Stephen Bates in Brussels and Larry Elliott in London
FEARS were growing in Brussels, Belgium, this week that Germany’s inability to tackle the costs of its mounting unemployment crisis could scupper the Maastricht timetable and delay the start of monetary union for at least a year.
Despite official protestations that the single currency will happen in January 1999, private scepticism about the readiness of Europe’s biggest economy for the project appeared to be intensifying.
British sources believe that the chances of a 1999 start date are rapidly diminishing, and that the doubts over which countries will qualify justify the wait-and-see approach favoured by both the government and labour.
At a meeting of European Union finance ministers in Brussels this week, Jorgen Stark, the German secretary of state, insisted that the country’s surge in unemployment by more than 500 000 last month could be put down to seasonal factors.
However, the increase took the number of Germans out of work to 4,65-million – the highest level since the 1930s – and has prompted speculation that Germany may not be able to meet the deficit criteria of less than 3% of gross domestic product.
Private figures prepared by German Finance Ministry officials last week estimate that the country’s deficit this year is likely to be nearer 3,5% than the official estimate of 2,9%.
The report is said to urge that tax rises will be necessary, while acknowledging that they will be politically difficult. Stark said this week that a budget freeze on spending would be considered if necessary.
Germany’s Chancellor, Helmut Kohl, has turned the success of monetary union into a personal crusade, but the gloomy economic news has come at a time when public opposition towards the single currency has hardened.
Senior businessmen recently criticised the suggestion that monetary union should include “softer” currencies such as the lira, while Germany’s central bank, the Bundesbank, is implacably opposed to any fudging of the Maastricht terms.
Stark insisted: “Germany will meet the criteria. The 2,9% figure is not in danger. We have taken all possible risks into account.”

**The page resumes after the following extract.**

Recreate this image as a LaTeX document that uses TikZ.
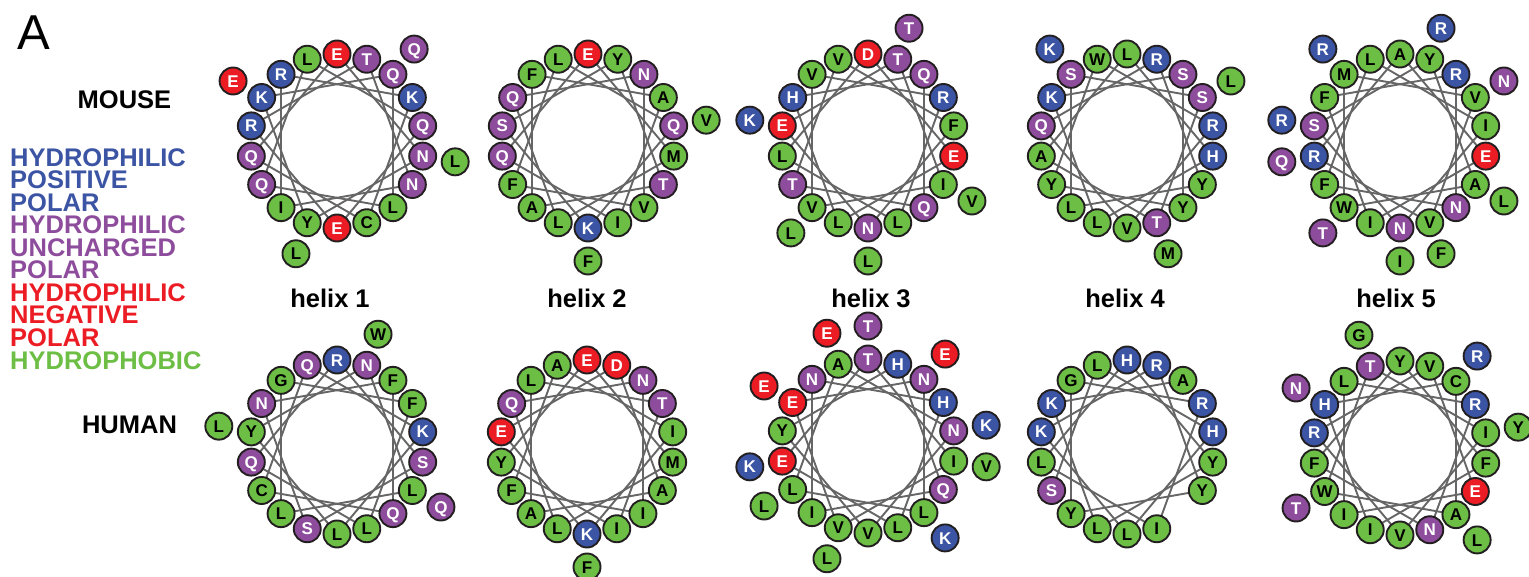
\documentclass[tikz,border=0pt]{standalone}
\usepackage{fontspec}
\setmainfont{Liberation Sans}
\usetikzlibrary{backgrounds}
\definecolor{pos}{HTML}{3B54A4}
\definecolor{unch}{HTML}{8E4C9C}
\definecolor{neg}{HTML}{EC1C24}
\definecolor{phob}{HTML}{6CBE45}
\definecolor{rim}{HTML}{231F20}
\definecolor{spoke}{HTML}{666666}
\tikzset{
  res/.style={circle,draw=rim,line width=1.9pt,minimum size=27pt,inner sep=0pt,
    text height=12.2pt,text depth=0pt,font=\fontsize{17}{17}\selectfont\bfseries},
  rpos/.style={fill=pos,text=white},
  runch/.style={fill=unch,text=white},
  rneg/.style={fill=neg,text=white},
  rphob/.style={fill=phob,text=black},
  aa K/.style={rpos}, aa R/.style={rpos}, aa H/.style={rpos},
  aa D/.style={rneg}, aa E/.style={rneg},
  aa S/.style={runch}, aa T/.style={runch}, aa N/.style={runch}, aa Q/.style={runch},
  aa A/.style={rphob}, aa V/.style={rphob}, aa L/.style={rphob}, aa I/.style={rphob},
  aa M/.style={rphob}, aa F/.style={rphob}, aa W/.style={rphob}, aa Y/.style={rphob},
  aa C/.style={rphob}, aa G/.style={rphob},
  chord/.style={draw=spoke,line width=1.9pt},
  lab/.style={font=\fontsize{25.5}{25.5}\selectfont\bfseries,inner sep=0pt},
  key/.style={font=\fontsize{25.5}{22.56}\selectfont\bfseries,align=left,inner sep=0pt},
}
% helical wheel: name, centre, ring letters (clockwise from top, - = empty),
% outer ring index/letter pairs, chords left out
\newcommand{\hwheel}[5]{%
  \coordinate (#1) at (#2);
  \foreach \l [count=\k from 0] in {#3}{%
    \if\l-\else
      \node[res,aa \l] (#1-\k) at ([shift={({90-20*\k}:87)}]#1) {\l};
    \fi}
  \if\relax\detokenize{#4}\relax\else
  \foreach \k/\l in {#4}{%
    \node[res,aa \l] (#1-o\k) at ([shift={({90-20*\k}:120)}]#1) {\l};}
  \fi
  \foreach \m in {#5}{\expandafter\gdef\csname hw#1skip\m\endcsname{}}
  \begin{pgfonlayer}{background}
    \foreach \k [evaluate=\k as \j using {int(mod(\k+5,18))}] in {0,...,17}{%
      \ifcsname hw#1skip\k\endcsname\else
        \draw[chord] (#1-\k.center) -- (#1-\j.center);
      \fi}
  \end{pgfonlayer}}

\begin{document}
\begin{tikzpicture}[x=1pt,y=1pt]
\useasboundingbox (0,0) rectangle (1529,576);
\node[font=\fontsize{49}{49}\selectfont,inner sep=0pt] (panel) at (34,543.5) {A};
\node[lab] (mouse) at (124.5,476) {MOUSE};
\node[lab] (human) at (129.5,151) {HUMAN};
\node[key,anchor=north west] (key) at (10,428) {%
  \textcolor{pos}{HYDROPHILIC}\\\textcolor{pos}{POSITIVE}\\\textcolor{pos}{POLAR}\\
  \textcolor{unch}{HYDROPHILIC}\\\textcolor{unch}{UNCHARGED}\\\textcolor{unch}{POLAR}\\
  \textcolor{neg}{HYDROPHILIC}\\\textcolor{neg}{NEGATIVE}\\\textcolor{neg}{POLAR}\\
  \textcolor{phob}{HYDROPHOBIC}};

% mouse
\hwheel{m1}{337,435}{E,T,Q,K,Q,N,N,L,C,E,Y,I,Q,Q,R,K,R,L}{2/Q,15/E,10/L,5/L}{}
\hwheel{m2}{588,435}{E,Y,N,A,Q,M,T,V,I,K,L,A,F,Q,S,Q,F,L}{4/V,9/F}{}
\hwheel{m3}{868,435}{D,T,Q,R,F,E,I,Q,L,N,L,V,T,L,E,H,V,V}{1/T,14/K,6/V,11/L,9/L}{}
\hwheel{m4}{1127,435}{L,R,S,S,R,H,Y,Y,T,V,L,L,Y,A,Q,K,S,W}{16/K,3/L,8/M}{}
\hwheel{m5}{1400,435}{A,Y,R,V,I,E,A,N,V,N,I,W,F,R,S,F,M,L}{1/R,3/N,14/R,16/R,13/Q,6/L,11/T,9/I,8/F}{}
% human
\hwheel{h1}{337,129}{R,N,F,F,K,S,L,Q,L,L,S,L,C,Q,Y,N,G,Q}{1/W,14/L,6/Q}{}
\hwheel{h2}{587,129}{E,D,N,T,I,M,A,I,I,K,L,A,F,Y,E,Q,L,A}{9/F}{}
\hwheel{h3}{868,130}{T,H,N,H,N,I,Q,L,L,V,V,I,L,E,Y,E,N,A}{0/T,17/E,2/E,15/E,4/K,5/V,13/K,12/L,7/K,10/L}{}
\hwheel{h4}{1127,129}{H,R,A,R,H,Y,Y,-,I,L,L,Y,S,L,K,K,G,L}{}{2,7}
\hwheel{h5}{1400,128}{Y,V,C,R,I,F,E,A,N,V,I,I,W,F,R,H,L,T}{17/G,2/R,15/N,4/Y,12/T,7/L}{}

\node[lab] (l1) at (330,278) {helix 1};
\node[lab] (l2) at (587,278) {helix 2};
\node[lab] (l3) at (871,278) {helix 3};
\node[lab] (l4) at (1125,278) {helix 4};
\node[lab] (l5) at (1396,278) {helix 5};
\end{tikzpicture}
\end{document}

Privately, some senior officials working on monetary union believe that Germany has been complacent about unemployment and that the measures it has been taking will show reductions only in the medium term, not as quickly as necessary.
For once Britain’s Finance Minister, Kenneth Clarke, could afford to take an avuncular view of European problems, telling reporters that other member states should follow the British lead in increasing labour market flexibility.
One senior British source said: “The closer we get to 1999, the more attractive delay becomes. If monetary union is a good idea in 1999, it will still be a good idea in 2000.”
However, the possibility of postponement is still publicly rejected by senior EU officials. Yves-Thibault de Silguy, the monetary affairs commissioner, said: “Monetary union must occur on January 1 1999 or we will have to change the treaty.”